另外,从元杂剧中我们还可以看到其他阶层饮酒的概况。张国宾《合汗衫杂剧》第一折:“时遇冬初,纷纷扬扬下着大雪。大小哥在看街楼上安排果桌,请俺两口儿赏雪饮酒。”《类聚名乐府群玉》卷一《刘时中乐府》中有:“想田家作苦区区,有斗酒豚蹄,畅饮歌呼。”《鲜于必仁乐府·渔村落照》中有:“渔家短蒲,酒盈小壶,饮尽重沽。”从中我们可以看到元代市民、田家、渔夫们饮酒的大概。而《陈州粜米杂剧》第一折:“(小衙内云:)俺两个别无甚事,都去狗腿湾王粉头家和酒来,”则描写州县属员们平日无事多饮酒的事实。
酿酒业在元代中后期也有了较大的发展,尤其是烧制烈性白酒(元代也称之为汗酒)的烧锅作坊在大江南北多有设立,其中既有官烧又有私烧。据《闲处光阴》所载:庐州路庐江县三河乡(今安徽省庐江县北)“境内有烧锅十二家。烧酒之器日甑,日各例烧一甑……其中尚有双甑者”。一乡之内有烧锅作坊十二家,足见酿酒业的盛况。元代的酒多沿袭前代,但也有一些不见古代文献记载的酒,却在民间流传甚广,比较有名的酒有:
艾酒 用艾叶浸泡的时令酒,在端午节时饮用。陈元靓《岁时广记·艾叶酒》引《金门岁节》说:洛阳人在端午节时,家家做术羹艾酒。端午节饮艾酒之俗自此而始。
投脑酒 是和肉豆脯、葱、椒一起煮的米酒,元代人喜欢饮用。《陈州粜米杂剧》:“俺两个在此接待包老。不知怎么,则是眼跳。才则喝了几碗投脑酒,压一压惊,慢慢地等他。”这种别具风味的投脑酒可能本是北方游牧民族所特有,随蒙古人入住中原而传入,直到今天,太原人仍有喝这种酒的习惯,太原人将它成为“头脑”。每逢农历白露时到来年立春期间,太原各个清真饭店大都有“头脑”应市。这种酒又名“八珍汤”,是由黄芪、煨面、蓬荣、羊肉、长山药、黄、酒糟、羊尾油配置而成,外加腌韭菜为“引子”。由此可见,现在的投脑酒与元代的相比有了一些变化,佐料多了,酒劲小了,已成为一种食用的早餐。多年来,经营“头脑”的饭店门前都挂着一盏纸灯笼作标志。这是早年太原人天不亮就来吃“头脑”(也叫赶头脑),需要挂灯笼照明而流传至今的习俗。

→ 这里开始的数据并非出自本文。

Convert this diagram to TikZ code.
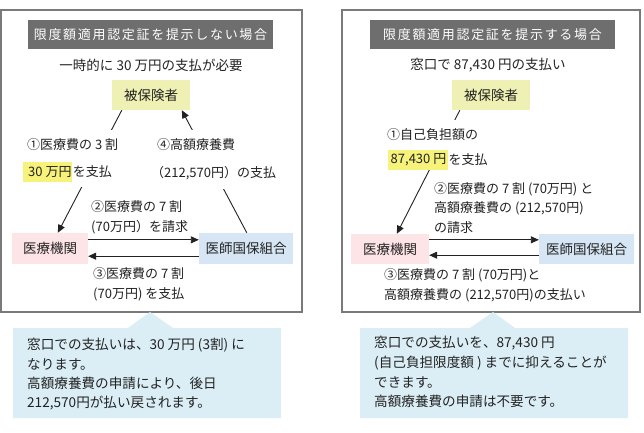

松花酒 用松花浸泡的酒。高濂《遵生八笺·酝造类》:“三月取松花如鼠尾者,细搓一升,用绢袋盛之。造白酒熟时,投袋于酒中心。井内浸三日取出,洒酒饮之,其味清香甘美。”远代《张小山乐府》散曲有“松花酿酒,春水煎茶”句,即指这种松花酒。
杏花村酒 元代也称纷清。产地是冀宁路纷州(今山西省汾阳县)杏花村。这种酒即今纷酒,是用蒸馏法烧制的烈性酒,纷清在元代以前即有,但是并非烈性酒,而是酿制的低度米酒。杏花村酒(今纷酒)是以大麦和豌豆制曲,用杏花村古井水和当地产的高粱制成的烈性酒。特点是酒色透明,酒香纯正,酒味绵长,至今闻名国内外。元代杏花村酒就很知名,《张小山乐府·肃斋赵使君致仕归》有“杏花村酒满葫芦”,即说此酒。
村酪酒 用动物乳汁和曲酿制的酒。这种酒是在蒙古族乳酒的基础上,结合中原用曲发酵的方法而新创的一种酒。元代城乡多有村酪酒。李直夫《虎头牌杂剧》:“只得问别人借了几文钱,可买的这一瓶儿村酪酒,待与我那第二个弟兄祖践(即践行)。”可知这种酒的价钱不贵,一般平民多买这种酒。
驻色酒 元代民间,夏日所引的加李汁的酒,《元池说林》:“立夏日,俗尚啖李。时人语曰:‘立夏得食李,能令颜色美。’故曰妇女作李会,取李汁和酒饮之,谓之驻色酒。”